### [WHAT THE TASK REQUIRES]
Output all the data exactly. Pictures do not belong in the copy.

### [DATASET CONTENT]
....................

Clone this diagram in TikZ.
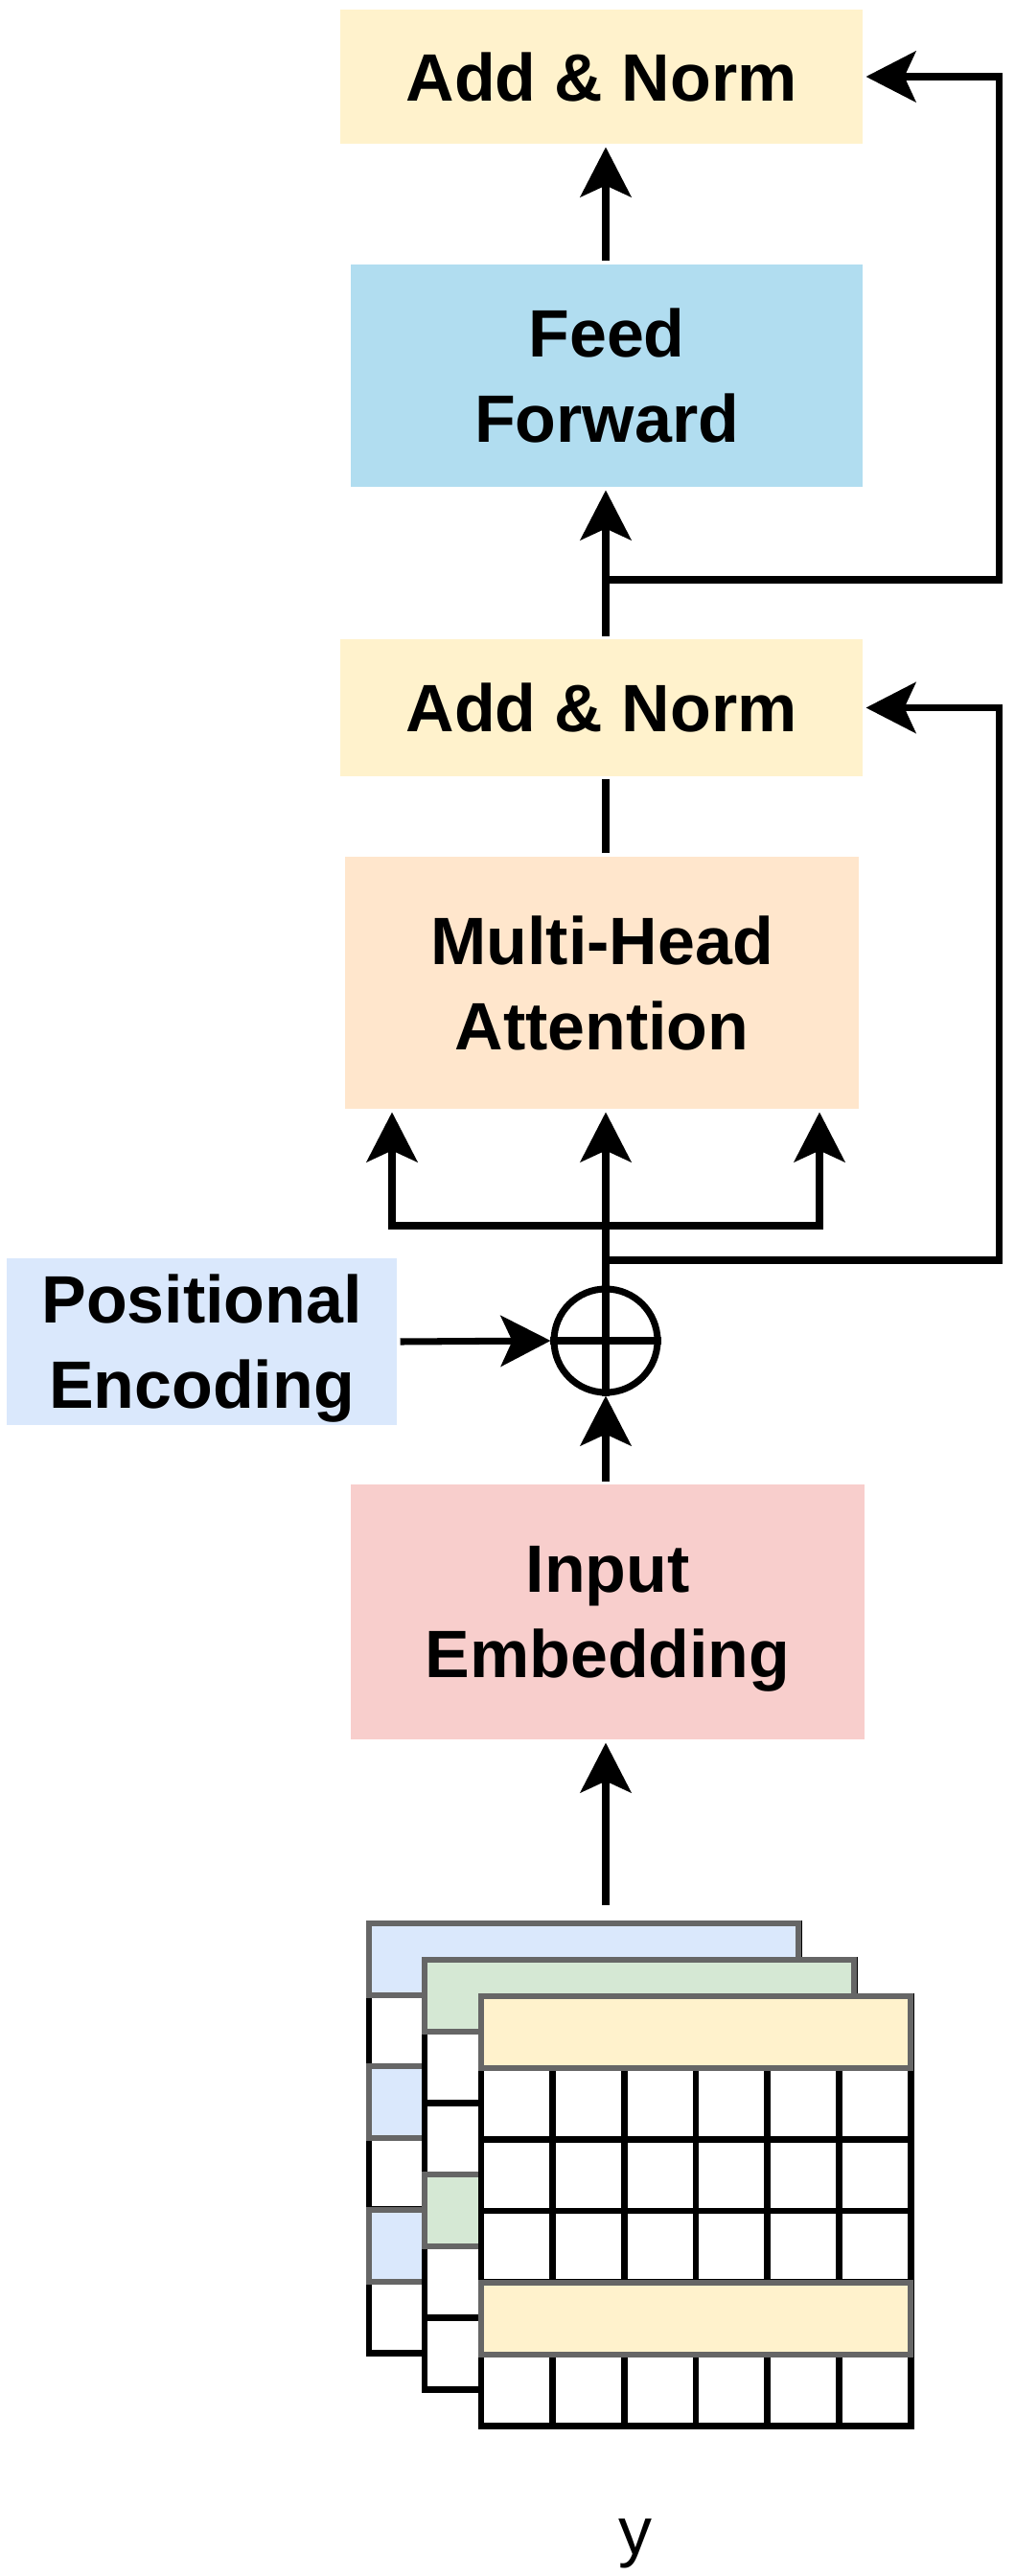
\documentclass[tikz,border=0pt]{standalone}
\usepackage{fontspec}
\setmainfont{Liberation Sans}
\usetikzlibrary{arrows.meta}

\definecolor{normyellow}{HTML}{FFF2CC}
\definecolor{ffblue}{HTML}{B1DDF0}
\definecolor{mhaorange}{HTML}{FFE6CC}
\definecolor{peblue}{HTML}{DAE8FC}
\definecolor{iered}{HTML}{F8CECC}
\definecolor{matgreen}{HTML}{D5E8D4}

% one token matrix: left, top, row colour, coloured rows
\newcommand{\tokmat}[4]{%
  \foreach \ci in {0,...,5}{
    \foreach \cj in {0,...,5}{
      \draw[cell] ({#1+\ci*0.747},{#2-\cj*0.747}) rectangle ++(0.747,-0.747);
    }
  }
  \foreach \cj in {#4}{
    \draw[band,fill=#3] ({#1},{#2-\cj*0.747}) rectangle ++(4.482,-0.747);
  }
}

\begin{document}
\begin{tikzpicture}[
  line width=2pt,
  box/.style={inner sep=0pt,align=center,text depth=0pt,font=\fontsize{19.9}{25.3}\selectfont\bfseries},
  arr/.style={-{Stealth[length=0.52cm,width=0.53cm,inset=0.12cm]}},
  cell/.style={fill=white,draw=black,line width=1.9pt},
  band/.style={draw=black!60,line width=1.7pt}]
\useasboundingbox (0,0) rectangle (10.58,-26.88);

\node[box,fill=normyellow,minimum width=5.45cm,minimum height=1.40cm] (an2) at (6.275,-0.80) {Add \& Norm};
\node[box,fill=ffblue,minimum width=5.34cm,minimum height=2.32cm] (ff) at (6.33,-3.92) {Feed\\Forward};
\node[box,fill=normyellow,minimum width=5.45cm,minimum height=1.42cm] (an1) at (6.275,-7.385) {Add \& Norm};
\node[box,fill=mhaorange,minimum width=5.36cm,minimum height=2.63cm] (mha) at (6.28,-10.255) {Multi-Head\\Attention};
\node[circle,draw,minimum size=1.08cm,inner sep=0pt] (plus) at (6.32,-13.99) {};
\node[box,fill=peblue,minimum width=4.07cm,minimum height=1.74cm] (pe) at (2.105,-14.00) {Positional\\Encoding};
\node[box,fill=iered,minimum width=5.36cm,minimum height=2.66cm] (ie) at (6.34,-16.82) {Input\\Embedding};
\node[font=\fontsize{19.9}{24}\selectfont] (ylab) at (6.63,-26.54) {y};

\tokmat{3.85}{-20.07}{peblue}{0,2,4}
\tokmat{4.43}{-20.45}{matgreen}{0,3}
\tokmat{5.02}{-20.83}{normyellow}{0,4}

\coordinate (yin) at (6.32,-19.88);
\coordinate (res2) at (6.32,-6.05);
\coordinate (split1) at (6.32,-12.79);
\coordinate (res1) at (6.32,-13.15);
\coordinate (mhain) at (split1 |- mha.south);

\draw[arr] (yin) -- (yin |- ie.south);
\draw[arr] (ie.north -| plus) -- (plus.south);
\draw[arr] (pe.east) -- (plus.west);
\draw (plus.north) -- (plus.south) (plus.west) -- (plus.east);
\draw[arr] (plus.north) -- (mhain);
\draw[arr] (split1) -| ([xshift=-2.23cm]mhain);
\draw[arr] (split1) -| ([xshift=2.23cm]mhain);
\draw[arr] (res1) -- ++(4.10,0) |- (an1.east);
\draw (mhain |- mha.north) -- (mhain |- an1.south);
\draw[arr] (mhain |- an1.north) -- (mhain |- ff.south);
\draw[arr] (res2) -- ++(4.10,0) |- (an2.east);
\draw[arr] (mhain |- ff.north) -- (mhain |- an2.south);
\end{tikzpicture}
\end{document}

....................

### [COMPLETE OUTPUT]
Clone this diagram in TikZ.
\documentclass[tikz,border=0pt]{standalone}
\usepackage{fontspec}
\setmainfont{Liberation Sans}
\usetikzlibrary{arrows.meta}

\definecolor{normyellow}{HTML}{FFF2CC}
\definecolor{ffblue}{HTML}{B1DDF0}
\definecolor{mhaorange}{HTML}{FFE6CC}
\definecolor{peblue}{HTML}{DAE8FC}
\definecolor{iered}{HTML}{F8CECC}
\definecolor{matgreen}{HTML}{D5E8D4}

% one token matrix: left, top, row colour, coloured rows
\newcommand{\tokmat}[4]{%
  \foreach \ci in {0,...,5}{
    \foreach \cj in {0,...,5}{
      \draw[cell] ({#1+\ci*0.747},{#2-\cj*0.747}) rectangle ++(0.747,-0.747);
    }
  }
  \foreach \cj in {#4}{
    \draw[band,fill=#3] ({#1},{#2-\cj*0.747}) rectangle ++(4.482,-0.747);
  }
}

\begin{document}
\begin{tikzpicture}[
  line width=2pt,
  box/.style={inner sep=0pt,align=center,text depth=0pt,font=\fontsize{19.9}{25.3}\selectfont\bfseries},
  arr/.style={-{Stealth[length=0.52cm,width=0.53cm,inset=0.12cm]}},
  cell/.style={fill=white,draw=black,line width=1.9pt},
  band/.style={draw=black!60,line width=1.7pt}]
\useasboundingbox (0,0) rectangle (10.58,-26.88);

\node[box,fill=normyellow,minimum width=5.45cm,minimum height=1.40cm] (an2) at (6.275,-0.80) {Add \& Norm};
\node[box,fill=ffblue,minimum width=5.34cm,minimum height=2.32cm] (ff) at (6.33,-3.92) {Feed\\Forward};
\node[box,fill=normyellow,minimum width=5.45cm,minimum height=1.42cm] (an1) at (6.275,-7.385) {Add \& Norm};
\node[box,fill=mhaorange,minimum width=5.36cm,minimum height=2.63cm] (mha) at (6.28,-10.255) {Multi-Head\\Attention};
\node[circle,draw,minimum size=1.08cm,inner sep=0pt] (plus) at (6.32,-13.99) {};
\node[box,fill=peblue,minimum width=4.07cm,minimum height=1.74cm] (pe) at (2.105,-14.00) {Positional\\Encoding};
\node[box,fill=iered,minimum width=5.36cm,minimum height=2.66cm] (ie) at (6.34,-16.82) {Input\\Embedding};
\node[font=\fontsize{19.9}{24}\selectfont] (ylab) at (6.63,-26.54) {y};

\tokmat{3.85}{-20.07}{peblue}{0,2,4}
\tokmat{4.43}{-20.45}{matgreen}{0,3}
\tokmat{5.02}{-20.83}{normyellow}{0,4}

\coordinate (yin) at (6.32,-19.88);
\coordinate (res2) at (6.32,-6.05);
\coordinate (split1) at (6.32,-12.79);
\coordinate (res1) at (6.32,-13.15);
\coordinate (mhain) at (split1 |- mha.south);

\draw[arr] (yin) -- (yin |- ie.south);
\draw[arr] (ie.north -| plus) -- (plus.south);
\draw[arr] (pe.east) -- (plus.west);
\draw (plus.north) -- (plus.south) (plus.west) -- (plus.east);
\draw[arr] (plus.north) -- (mhain);
\draw[arr] (split1) -| ([xshift=-2.23cm]mhain);
\draw[arr] (split1) -| ([xshift=2.23cm]mhain);
\draw[arr] (res1) -- ++(4.10,0) |- (an1.east);
\draw (mhain |- mha.north) -- (mhain |- an1.south);
\draw[arr] (mhain |- an1.north) -- (mhain |- ff.south);
\draw[arr] (res2) -- ++(4.10,0) |- (an2.east);
\draw[arr] (mhain |- ff.north) -- (mhain |- an2.south);
\end{tikzpicture}
\end{document}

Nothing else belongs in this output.